Besides electrocatalysis, Mavrikakis also noted the potential for thermal energy-related catalysis in working towards a greener future by reducing the harmful effects of greenhouse gases like carbon dioxide and methane. “If we can capture CO2 where it’s being produced and transform it into a useful liquid such as methanol… we can have an impact on the global community,” says Mavrikakis.  Using catalysis will improve the process of liquifying carbon dioxide and turning it into a fuel while simultaneously reducing the effects of greenhouse gases in the atmosphere.

As for where his research will end up, Mavrikakis believes we will continue to see the effects of the research conducted at UW-Madison for decades to come. “We are working as a community… I would argue that it’s a long-term type of work,” says Mavrikakis. “At the University, the chemical engineering department has been a post of excellence for 70 or more years now.” Mavrikakis credits his colleague, celebrated catalysis researcher Professor James Dumesic, along with scholars such as late Profs. Robert Bird, Warren Stewart, Edwin Lightfoot, and Olaf Hougen for the success at UW-Madison in chemical engineering.
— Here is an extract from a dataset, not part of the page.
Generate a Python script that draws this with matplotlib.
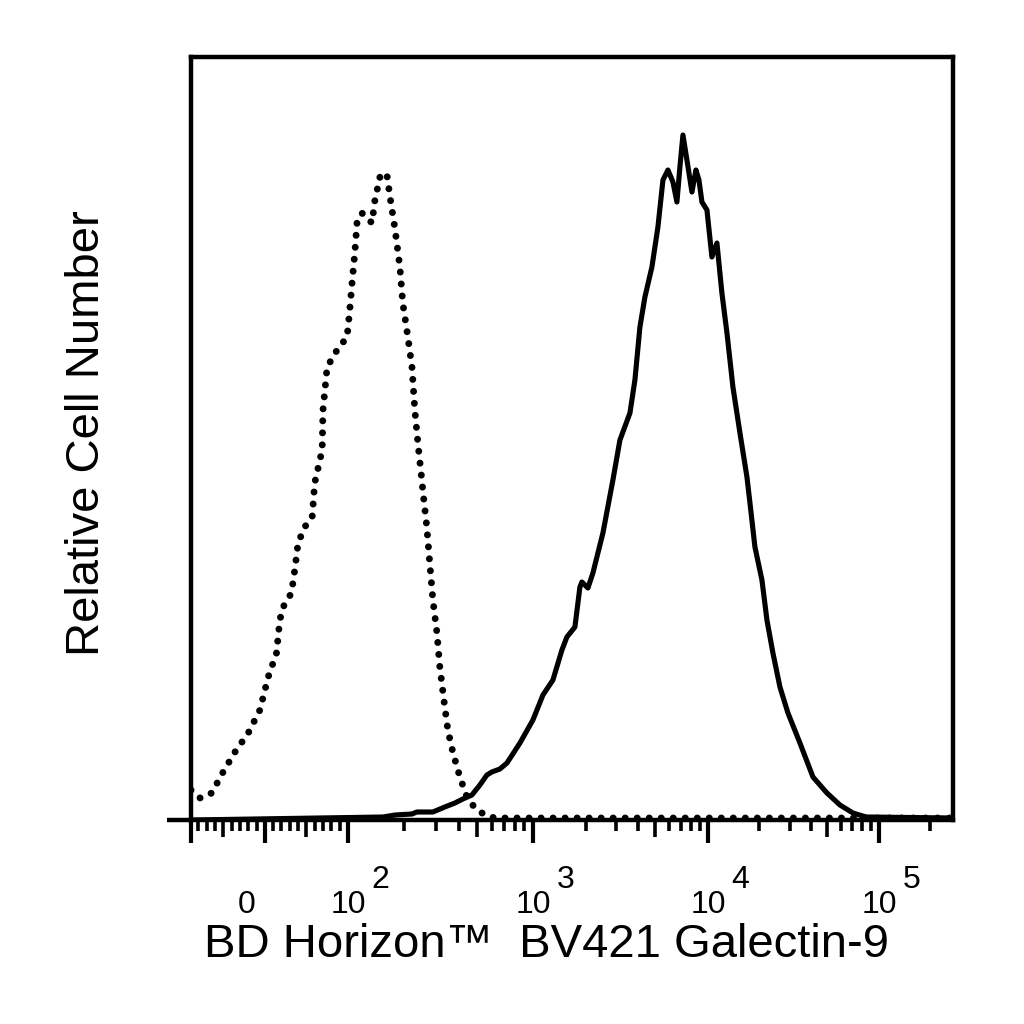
import numpy as np
import matplotlib
matplotlib.use("Agg")
import matplotlib.pyplot as plt
import matplotlib.transforms as mtransforms

# ---------------- data ----------------
ctrl_x = [-89, -78, -64, -51, -36, -20, -6, 4, 14, 18, 22, 32, 36, 40, 48, 57, 60, 69, 70, 75, 87,
          99, 102, 106, 109, 112, 119, 135, 140, 149, 162, 169, 180, 191, 198, 211, 222, 230, 239,
          251, 254, 267, 277, 288, 303, 314, 334, 347, 370, 403, 440, 486, 550, 623, 271000]
ctrl_y = [30, 22, 27, 47, 68, 87, 110, 143, 167, 200, 213, 227, 250, 277, 293, 303, 337, 370, 410,
          453, 470, 483, 507, 543, 567, 597, 607, 597, 620, 643, 647, 623, 590, 553, 517, 483, 453,
          410, 377, 340, 330, 293, 257, 220, 187, 153, 113, 90, 67, 43, 23, 12, 5, 2, 2]

gal_x = [-89, 155, 180, 222, 236, 288, 334, 379, 418, 468, 517, 564, 600, 663, 724, 851, 1000, 1141,
         1301, 1465, 1564, 1738, 1856, 1905, 2062, 2202, 2512, 2865, 3142, 3584, 3827, 4087, 4365,
         4786, 5179, 5534, 5907, 6310, 6650, 6918, 7197, 7586, 8102, 8540, 8885, 9241, 9870, 10550,
         11290, 12070, 12920, 14000, 15390, 16910, 17610, 18830, 20690, 22130, 23990, 26370, 29370,
         34510, 41120, 49650, 59140, 70460, 83950, 271000]
gal_y = [0, 3, 5, 6, 8, 8, 13, 17, 21, 25, 35, 45, 48, 51, 57, 77, 100, 125, 140, 170, 183, 193, 233,
         238, 232, 247, 287, 340, 380, 407, 440, 493, 523, 553, 593, 640, 650, 638, 618, 653, 685,
         660, 628, 650, 640, 618, 610, 563, 577, 527, 487, 433, 387, 343, 317, 273, 240, 200, 167,
         133, 107, 77, 43, 27, 15, 7, 3, 2]

major_ticks = [0, 1e2, 1e3, 1e4, 1e5]
major_exps = ["2", "3", "4", "5"]
x_min, x_max = -89, 271000
y_max = 763

xlabel = "BD Horizon\u2122  BV421 Galectin-9"
ylabel = "Relative Cell Number"

# ---------------- biexponential-like display scale ----------------
DEC = np.array([2.0, 3.0, 4.0, 5.0, 6.0])
POS = np.array([83.0, 268.0, 443.0, 614.0, 785.0])
LIN = 83.0


def fwd(x):
    x = np.asarray(x, dtype=float)
    lin = x / 100.0 * LIN
    lg = np.interp(np.log10(np.maximum(x, 100.0)), DEC, POS)
    return np.where(x <= 100.0, lin, lg)


def inv(u):
    u = np.asarray(u, dtype=float)
    lin = u / LIN * 100.0
    lg = 10 ** np.interp(np.maximum(u, LIN), POS, DEC)
    return np.where(u <= LIN, lin, lg)


plt.rcParams['font.family'] = ['Liberation Sans', 'DejaVu Sans']

fig = plt.figure(figsize=(10.24, 10.24), dpi=100)
ax = fig.add_axes([191 / 1024, 1 - 820 / 1024, 762 / 1024, 763 / 1024])
ax.set_xscale('function', functions=(fwd, inv))
ax.set_xlim(x_min, x_max)
ax.set_ylim(0, y_max)

ax.plot(gal_x, gal_y, color='black', lw=3.7, solid_joinstyle='round', zorder=3)
ax.plot(ctrl_x, ctrl_y, color='black', lw=5.0, linestyle=(0, (0.01, 1.72)),
        dash_capstyle='round', zorder=4)

for s in ax.spines.values():
    s.set_linewidth(3.2)
    s.set_color('black')

# bottom axis line extends a bit to the left of the frame
ax.plot([-0.031, 0], [0, 0], transform=ax.transAxes, color='black', lw=3.2,
        clip_on=False, solid_capstyle='butt')

# ticks
ax.yaxis.set_visible(False)
ax.set_xticks([x_min] + major_ticks)
lin_minor = [v for v in range(-80, 100, 10) if v != 0]
log_minor = [m * 10 ** k for k in (2, 3, 4, 5) for m in range(2, 10) if m * 10 ** k < x_max]
minor_locs = lin_minor + log_minor
ax.set_xticks(minor_locs, minor=True)
ax.tick_params(axis='x', which='major', direction='out', length=16.5, width=3.0,
               labelbottom=False, color='black')
ax.tick_params(axis='x', which='minor', direction='out', length=8, width=2.6,
               labelbottom=False, color='black')
medium = {-50, 50, 500, 5000, 50000}
mticks = ax.xaxis.get_minor_ticks(len(minor_locs))
for t, loc in zip(mticks, minor_locs):
    if loc in medium:
        t.tick1line.set_markersize(12.5)

# tick labels (10 with a large exponent)
trans = mtransforms.blended_transform_factory(ax.transData, ax.transAxes)
ax.annotate("0", xy=(0, 0), xycoords=trans, xytext=(-13, -67), textcoords='offset points',
            ha='center', va='baseline', fontsize=23)
for val, e in zip(major_ticks[1:], major_exps):
    ax.annotate("10", xy=(val, 0), xycoords=trans, xytext=(0, -67), textcoords='offset points',
                ha='center', va='baseline', fontsize=23)
    ax.annotate(e, xy=(val, 0), xycoords=trans, xytext=(17, -49), textcoords='offset points',
                ha='left', va='baseline', fontsize=23)

fig.text(547 / 1024, 1 - 945 / 1024, xlabel, ha='center', va='center', fontsize=34)
fig.text(87 / 1024, 1 - 433 / 1024, ylabel, ha='center', va='center', rotation=90, fontsize=34)

fig.savefig("out.png", dpi=100, facecolor='white')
Mavrikakis explains that UW-Madison’s chemical engineering department can “generate new technologies and jobs that feed back into the economy of Wisconsin.” However, he believes that his work in catalysis in the future of renewable energy and reduction of the effects of climate change go beyond Madison and even the state of Wisconsin. His research has a worldwide scope, and as he explains, “if other countries don’t do it too, it doesn’t help. The entire humankind needs to work together and commit to controlling climate change.” Catalysis is already an important part of our everyday lives, and as we continue to improve efficiency in processes like electrocatalysis and thermal catalysis, it can become an even bigger part of improving our world.